The October 2012 issue of Cites & Insights (12:9) is now available for downloading at http://citesandinsights.info/civ12i9.pdf
The issue is 24 pages long. A single-column 6×9″ version, designed for online reading (and optimized for online display rather than printing), 46 pages long, is at http://citesandinsights.info/civ12i9on.pdf (It’s a much smaller file than the two-column version, if that’s an issue.)

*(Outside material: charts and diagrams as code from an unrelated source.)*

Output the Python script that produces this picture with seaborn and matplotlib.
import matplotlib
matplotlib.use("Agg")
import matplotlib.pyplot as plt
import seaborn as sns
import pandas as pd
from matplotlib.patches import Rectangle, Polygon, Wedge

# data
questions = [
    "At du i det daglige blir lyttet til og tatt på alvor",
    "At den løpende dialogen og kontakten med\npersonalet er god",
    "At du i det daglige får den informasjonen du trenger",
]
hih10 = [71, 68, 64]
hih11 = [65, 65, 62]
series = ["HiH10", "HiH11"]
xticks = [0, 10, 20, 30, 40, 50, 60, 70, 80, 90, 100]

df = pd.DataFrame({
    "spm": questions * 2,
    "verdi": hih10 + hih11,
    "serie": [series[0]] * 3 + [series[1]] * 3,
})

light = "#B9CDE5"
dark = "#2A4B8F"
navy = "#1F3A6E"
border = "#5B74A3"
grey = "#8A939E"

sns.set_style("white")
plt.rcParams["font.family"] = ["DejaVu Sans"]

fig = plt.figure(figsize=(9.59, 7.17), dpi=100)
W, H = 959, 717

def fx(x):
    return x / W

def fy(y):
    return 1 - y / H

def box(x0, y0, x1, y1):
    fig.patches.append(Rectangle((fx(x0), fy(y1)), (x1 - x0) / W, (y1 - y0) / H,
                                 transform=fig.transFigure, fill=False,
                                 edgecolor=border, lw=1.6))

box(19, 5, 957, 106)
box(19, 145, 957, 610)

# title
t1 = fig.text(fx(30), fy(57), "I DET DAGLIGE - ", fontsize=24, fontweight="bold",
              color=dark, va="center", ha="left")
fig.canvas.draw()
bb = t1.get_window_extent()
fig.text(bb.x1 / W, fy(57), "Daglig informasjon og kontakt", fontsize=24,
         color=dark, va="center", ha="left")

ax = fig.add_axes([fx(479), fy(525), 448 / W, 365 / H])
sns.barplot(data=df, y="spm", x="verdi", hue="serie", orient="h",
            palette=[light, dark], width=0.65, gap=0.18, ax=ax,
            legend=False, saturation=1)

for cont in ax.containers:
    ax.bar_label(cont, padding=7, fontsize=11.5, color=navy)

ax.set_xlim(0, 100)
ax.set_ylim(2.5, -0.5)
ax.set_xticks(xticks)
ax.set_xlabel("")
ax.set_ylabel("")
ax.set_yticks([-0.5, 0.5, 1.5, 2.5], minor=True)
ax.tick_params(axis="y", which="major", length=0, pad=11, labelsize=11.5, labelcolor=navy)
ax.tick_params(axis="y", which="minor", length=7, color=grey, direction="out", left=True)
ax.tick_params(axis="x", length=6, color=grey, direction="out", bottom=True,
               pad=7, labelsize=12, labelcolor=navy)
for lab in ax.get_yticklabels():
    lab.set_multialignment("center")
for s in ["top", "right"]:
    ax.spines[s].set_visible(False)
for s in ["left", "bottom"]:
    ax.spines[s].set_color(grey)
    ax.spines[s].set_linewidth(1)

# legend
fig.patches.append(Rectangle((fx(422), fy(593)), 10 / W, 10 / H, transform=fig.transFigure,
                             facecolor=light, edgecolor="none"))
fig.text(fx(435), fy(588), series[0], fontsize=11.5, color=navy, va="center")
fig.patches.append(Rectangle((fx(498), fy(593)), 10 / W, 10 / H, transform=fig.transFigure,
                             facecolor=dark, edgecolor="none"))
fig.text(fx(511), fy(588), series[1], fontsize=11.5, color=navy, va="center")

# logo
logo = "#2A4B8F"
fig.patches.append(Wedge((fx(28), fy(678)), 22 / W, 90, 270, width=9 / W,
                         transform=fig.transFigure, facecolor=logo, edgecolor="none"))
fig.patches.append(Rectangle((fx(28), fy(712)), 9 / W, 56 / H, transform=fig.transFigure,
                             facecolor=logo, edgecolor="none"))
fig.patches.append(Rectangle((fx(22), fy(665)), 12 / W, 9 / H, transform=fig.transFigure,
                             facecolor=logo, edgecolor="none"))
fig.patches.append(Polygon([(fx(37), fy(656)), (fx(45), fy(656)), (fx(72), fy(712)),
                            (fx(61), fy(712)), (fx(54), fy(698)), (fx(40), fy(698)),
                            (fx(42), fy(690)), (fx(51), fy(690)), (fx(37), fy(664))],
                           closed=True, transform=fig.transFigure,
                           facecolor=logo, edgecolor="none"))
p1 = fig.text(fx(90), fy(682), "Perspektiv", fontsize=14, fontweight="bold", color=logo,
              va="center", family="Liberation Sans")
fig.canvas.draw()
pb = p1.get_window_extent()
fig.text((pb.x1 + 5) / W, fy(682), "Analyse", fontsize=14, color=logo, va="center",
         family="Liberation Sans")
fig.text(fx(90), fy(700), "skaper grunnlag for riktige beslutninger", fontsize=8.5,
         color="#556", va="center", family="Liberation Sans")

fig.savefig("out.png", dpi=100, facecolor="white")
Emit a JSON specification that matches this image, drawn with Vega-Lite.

The issue contains the following essays, available as HTML separates through the links below (if you’re viewing a web page) or from http://citesandinsights.info:
The Front:
Give Us a Dollar and We’ll Give You Back Four (2012-2013) pp. 1-4
Information on my new book, designed to be a tool for public libraries aiming to improve or retain funding, including its availability as an $11.99 PDF, $21.95 paperback or $31.50 hardcover. While it’s a tool, it’s also an interesting set of detailed tables on the activities of public libraries–if you’re numerate, since the tables deliberately lack textual commentary.
Words:
Thinking About Blogging, Part 2 pp. 4-19
The second part of the two-part essay that began in the September 2012 issue, this one’s almost entirely by and about librarians and libraries–and the stopping and starting of blogs.
Intersections:
The Liblog Landscape: Where Are They Now? pp. 19-24
Those of you who knew about the various studies under the rubric “Liblog Landscape” may have figured out that there wasn’t a 2011 version and isn’t going to be a 2012 version. But I still had a spreadsheet with the most complete list of English-language liblogs ever assembled (I’m pretty sure)–and it only required a few hours to see how the 1,304 liblogs that began before June 1, 2010 were doing in late July 2012. This piece summarizes the results and links to a webpage with that liblog list in two parts.